If the house has been exposed again and again through media, it has played a more coy game of peekaboo with passersby. The Glass House is set a good distance from Ponus Ridge Road, where a six-foot-high stone wall and stand of river birch trees shield views downslope to the transparent pavilion. Over the years, many have scaled the wall or brazenly walked down the drive to gain a closer view, which Johnson understandably hated. A 1977 letter that recently came my way, however, reveals Johnson as somewhat more ambivalent about prying eyes: Dear so-and-so, he wrote: “I do not encourage people to visit my place; however, you seem interested enough to be allowed to see it. The weekends I keep for myself; so if you wish to come during the week when I am not in residence, you may do so.”

Inside the Glass House, a sense of timeless perfection was maintained by the permanence, over many decades, of spare furnishings and, in particular, the central seating arrangement, comprising chairs and a day bed, along with a glass coffee table, all by Mies van der Rohe. To be sure, minor adjustments have been made over the years, but only minor ones, which is striking, as all around the Glass House campus things were in constant flux: the landscape was transformed from heavily wooded into a pastoral, almost agrarian park; new pavilions — each in a different architectural language — were built; and major artworks were installed in the galleries and outdoors. Yet the Glass House itself, unchanging, was somehow perfect as it was, a stable center around which the experimental, the provisional, the restless could circulate.

A test run earlier this year hinted at the way Fujiko Nakaya’s forthcoming installation, “Veil at the Glass House,” will reveal and conceal the building behind an intermittent screen of dense mist. Image courtesy of the Glass House and Fujiko Nakaya

However timeless, the Glass House most definitely does exist in time, and it demands constant maintenance. We recently replaced the bed, the rug and the woven shade panels. The ceiling, smoke- and water-stained, is sagging in some areas, and other buildings on the site are in still greater need of repair. Yet Johnson himself seemed to welcome such entropic effects: For instance, he situated a 17th-century painting unprotected within the Glass House, so vulnerable to UV light that it has been on a regular restoration schedule ever since. Johnson also distributed memento mori, reminders of mortality, across the site, including an architectural folly he called the “Ghost House,” built on the ruins of a 19th-century dairy barn, and Julian Schnabel’s 1989 sculpture Ozymandias, after Percy Bysshe Shelley’s poem about the ravages of time. Each of these elements reflects on the impossibility of arresting time; their presence appears to offer a kind of counterpoint to the enduring, iconic quality of the house itself.

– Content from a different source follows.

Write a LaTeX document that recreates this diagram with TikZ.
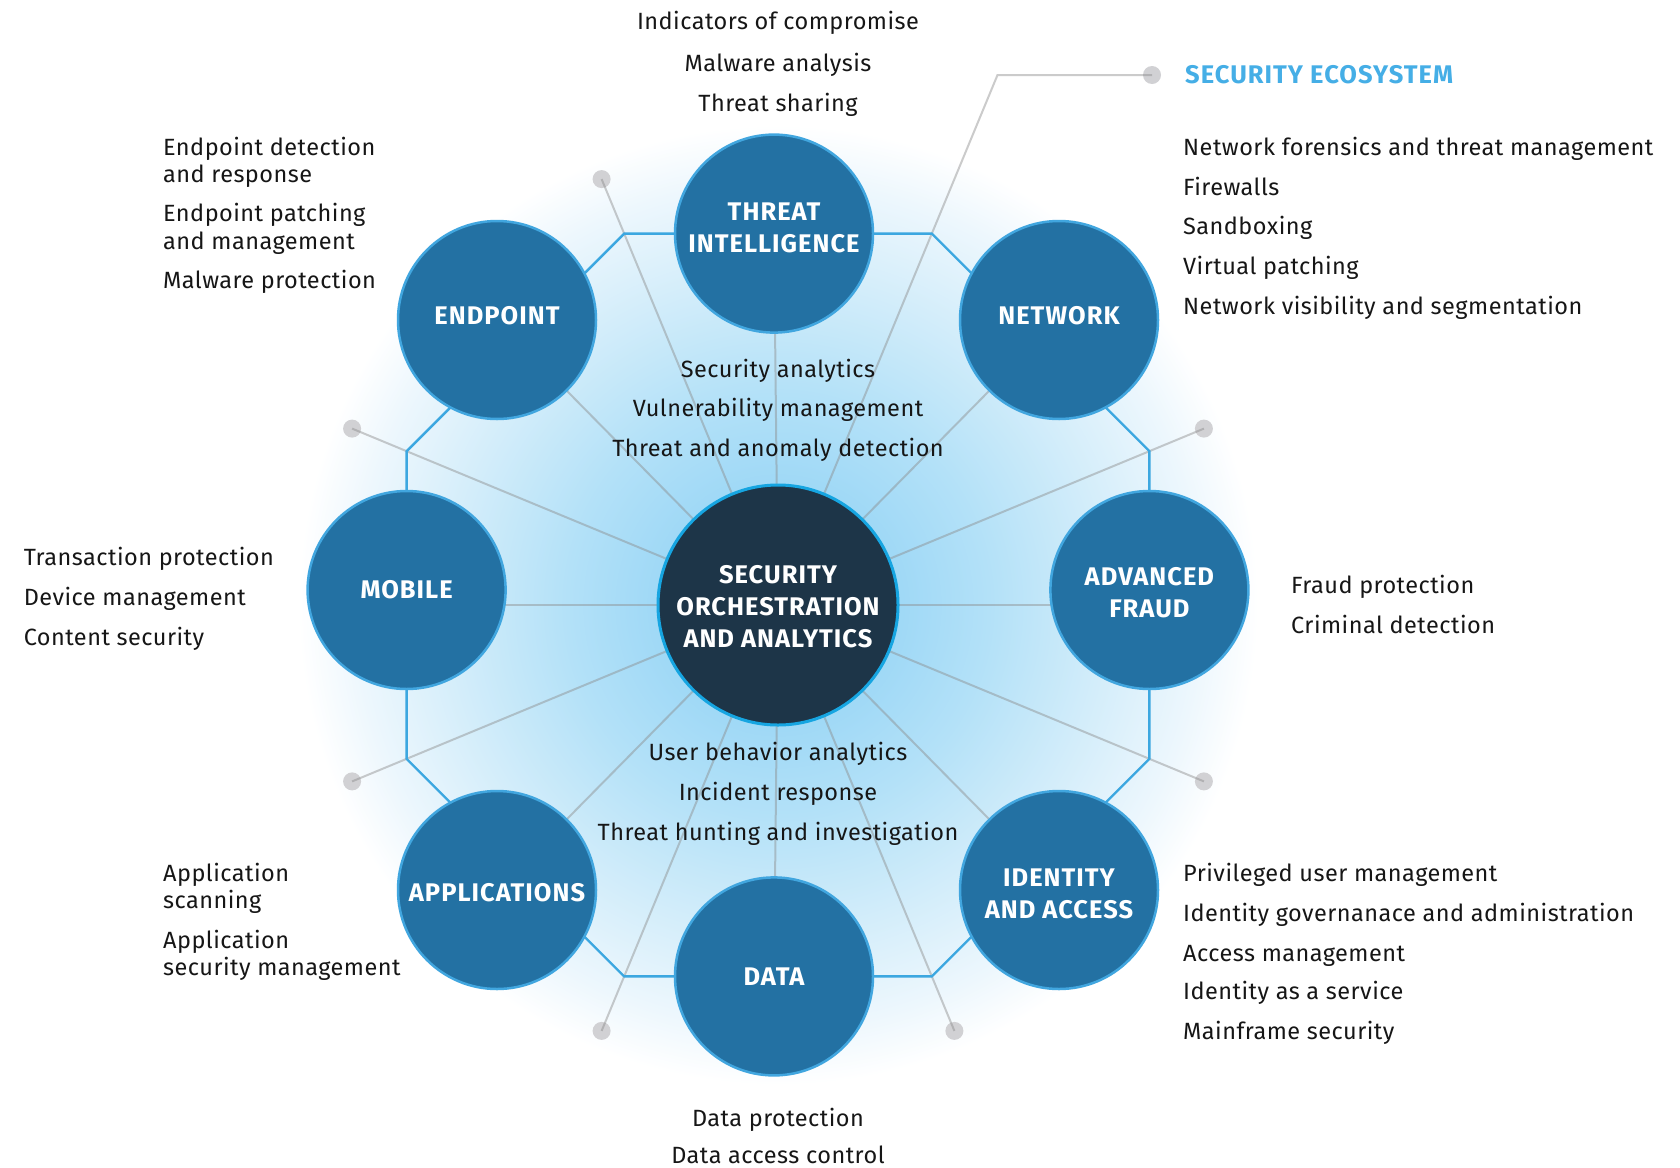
\documentclass[tikz,border=0pt]{standalone}
\usepackage{fontspec}
\setmainfont{Fira Sans}[LetterSpace=2]
\newfontfamily\labfont{Fira Sans}[LetterSpace=4]
\definecolor{cfill}{HTML}{2371A3}
\definecolor{cborder}{HTML}{41A6DF}
\definecolor{cdark}{HTML}{1D3548}
\definecolor{cdarkb}{HTML}{16A5E1}
\definecolor{octc}{HTML}{3CA7E0}
\definecolor{spokec}{HTML}{8C8C8C}
\definecolor{dotc}{HTML}{D1D1D4}
\definecolor{txt}{HTML}{161616}
\definecolor{eco}{HTML}{45AEE6}
\definecolor{glowA}{HTML}{9ED8F6}
\definecolor{glowB}{HTML}{B3E1F8}
\definecolor{glowC}{HTML}{D3EDFA}
\definecolor{glowD}{HTML}{EDF7FD}
\pgfdeclareradialshading{glow}{\pgfpoint{0bp}{0bp}}{color(0bp)=(glowA); color(6bp)=(glowA); color(11bp)=(glowB); color(17bp)=(glowC); color(22bp)=(glowD); color(25bp)=(white); color(50bp)=(white)}
\begin{document}
\begin{tikzpicture}[x=1pt,y=-1pt,
  outer/.style={circle, fill=cfill, draw=cborder, line width=2.5pt, minimum size=198pt, inner sep=0pt},
  hub/.style={circle, fill=cdark, draw=cdarkb, line width=3pt, minimum size=240pt, inner sep=0pt},
  lab/.style={inner sep=0pt, text=white, align=center, font=\labfont\bfseries\fontsize{25.5}{32}\selectfont},
  item/.style={anchor=base west, inner sep=0pt, text=txt, font=\fontsize{23.5}{26}\selectfont},
  itemc/.style={anchor=base, inner sep=0pt, text=txt, font=\fontsize{23.5}{26}\selectfont},
  spoke/.style={draw=spokec, line width=2pt, opacity=0.45},
  ring/.style={draw=octc, line width=2.4pt, line join=miter},
  dotn/.style={circle, fill=dotc, minimum size=18pt, inner sep=0pt}
]
\useasboundingbox (0,0) rectangle (1680,1167);
\fill[white] (0,0) rectangle (1680,1167);

% glow
\coordinate (C) at (778,605);
\shade[shading=glow] (C) circle (480pt);

% octagon vertices
\coordinate (vtl) at (624.2,233.6);
\coordinate (vtr) at (931.8,233.6);
\coordinate (vrt) at (1149.4,451.2);
\coordinate (vrb) at (1149.4,758.8);
\coordinate (vbr) at (931.8,976.4);
\coordinate (vbl) at (624.2,976.4);
\coordinate (vlb) at (406.6,758.8);
\coordinate (vlt) at (406.6,451.2);
\coordinate (corner) at (997.5,75);

% dots
\node[dotn] (dtl) at (601.6,179.1) {};
\node[dotn] (dlt) at (352.1,428.6) {};
\node[dotn] (dlb) at (352.1,781.4) {};
\node[dotn] (dbl) at (601.6,1030.9) {};
\node[dotn] (dbr) at (954.4,1030.9) {};
\node[dotn] (drb) at (1203.9,781.4) {};
\node[dotn] (drt) at (1203.9,428.6) {};
\node[dotn] (deco) at (1152,75) {};

% circle centres
\coordinate (pti) at (774,233.6);
\coordinate (pep) at (497,320);
\coordinate (pnw) at (1059,320);
\coordinate (pmo) at (406.6,590);
\coordinate (paf) at (1149.4,590);
\coordinate (pap) at (497,890);
\coordinate (pda) at (774,976.4);
\coordinate (pid) at (1059,890);

% spokes
\foreach \p in {pti,pep,pnw,pap,pda,pid}
  \draw[spoke] (C) -- (\p);
\draw[spoke] (C) -- (C -| pmo);
\draw[spoke] (C) -- (C -| paf);
\foreach \d in {dtl,dlt,dlb,dbl,dbr,drb,drt}
  \draw[spoke] (C) -- (\d.center);
\draw[spoke] (C) -- (corner) -- (deco.center);

% ring
\draw[ring] (vtl) -- (vtr) -- (vrt) -- (vrb) -- (vbr) -- (vbl) -- (vlb) -- (vlt) -- cycle;

% circles
\node[outer] (ti) at (pti) {};
\node[outer] (ep) at (pep) {};
\node[outer] (nw) at (pnw) {};
\node[outer] (mo) at (pmo) {};
\node[outer] (af) at (paf) {};
\node[outer] (ap) at (pap) {};
\node[outer] (da) at (pda) {};
\node[outer] (id) at (pid) {};
\node[hub] (hub) at (C) {};

% circle labels
\node[lab] (til) at ([yshift=6pt]ti.center) {THREAT\\INTELLIGENCE};
\node[lab] (epl) at ([yshift=4pt]ep.center) {ENDPOINT};
\node[lab] (nwl) at ([yshift=4pt]nw.center) {NETWORK};
\node[lab] (mol) at (mo.center) {MOBILE};
\node[lab] (afl) at ([yshift=-3pt]af.center) {ADVANCED\\FRAUD};
\node[lab] (apl) at ([yshift=-3pt]ap.center) {APPLICATIONS};
\node[lab] (dal) at (da.center) {DATA};
\node[lab] (idl) at ([yshift=-4pt]id.center) {IDENTITY\\AND ACCESS};
\node[lab] (hubl) at ([yshift=-2pt]hub.center) {SECURITY\\ORCHESTRATION\\AND ANALYTICS};

% ecosystem title
\node[anchor=base west, inner sep=0pt, text=eco, font=\labfont\bfseries\fontsize{25.5}{26}\selectfont] (ecot) at (1185,83.5) {SECURITY ECOSYSTEM};

% top group
\node[itemc] (t1) at (778,29.3) {Indicators of compromise};
\node[itemc] (t2) at (778,71) {Malware analysis};
\node[itemc] (t3) at (778,111.5) {Threat sharing};

% endpoint group
\node[item] (e1) at (163,155) {Endpoint detection};
\node[item] (e2) at (163,182) {and response};
\node[item] (e3) at (163,221.5) {Endpoint patching};
\node[item] (e4) at (163,249) {and management};
\node[item] (e5) at (163,288) {Malware protection};

% network group
\node[item] (n1) at (1183,155.5) {Network forensics and threat management};
\node[item] (n2) at (1183,195) {Firewalls};
\node[item] (n3) at (1183,234.5) {Sandboxing};
\node[item] (n4) at (1183,274) {Virtual patching};
\node[item] (n5) at (1183,314) {Network visibility and segmentation};

% centre top
\node[itemc] (c1) at (778,377) {Security analytics};
\node[itemc] (c2) at (778,416.5) {Vulnerability management};
\node[itemc] (c3) at (778,456) {Threat and anomaly detection};

% centre bottom
\node[itemc] (c4) at (778,760.5) {User behavior analytics};
\node[itemc] (c5) at (778,800) {Incident response};
\node[itemc] (c6) at (778,840) {Threat hunting and investigation};

% mobile group
\node[item] (m1) at (23.6,565.5) {Transaction protection};
\node[item] (m2) at (23.6,605.5) {Device management};
\node[item] (m3) at (23.6,645) {Content security};

% fraud group
\node[item] (f1) at (1291,593.5) {Fraud protection};
\node[item] (f2) at (1291,633) {Criminal detection};

% applications group
\node[item] (a1) at (163,881.5) {Application};
\node[item] (a2) at (163,908.5) {scanning};
\node[item] (a3) at (163,948) {Application};
\node[item] (a4) at (163,975) {security management};

% identity group
\node[item] (i1) at (1183,881.5) {Privileged user management};
\node[item] (i2) at (1183,921.5) {Identity governanace and administration};
\node[item] (i3) at (1183,961) {Access management};
\node[item] (i4) at (1183,999.5) {Identity as a service};
\node[item] (i5) at (1183,1039) {Mainframe security};

% data group
\node[itemc] (g1) at (778,1126) {Data protection};
\node[itemc] (g2) at (778,1163.5) {Data access control};
\end{tikzpicture}
\end{document}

Since I became director of the site in 2012, we have been working to reactivate the Glass House as a place for new art and ideas, drawing inspiration from the curatorial and creative legacy of Johnson and David Whitney, Johnson’s life partner and an accomplished curator, editor and collector. I’m particularly excited about an upcoming installation, “Fujiko Nakaya: Veil,” which will contend with, and underscore, the iconic nature of the Glass House. From May through November this year, an occasional veil of dense mist will rise and fall to hide, then reveal, Johnson’s structure. The essential dream of the Glass House — to vanish — will be realized, or dramatized, during the course of the exhibition. Iconoclastic? Perhaps. But all the better to tease out the strange allure of this most revered glass box.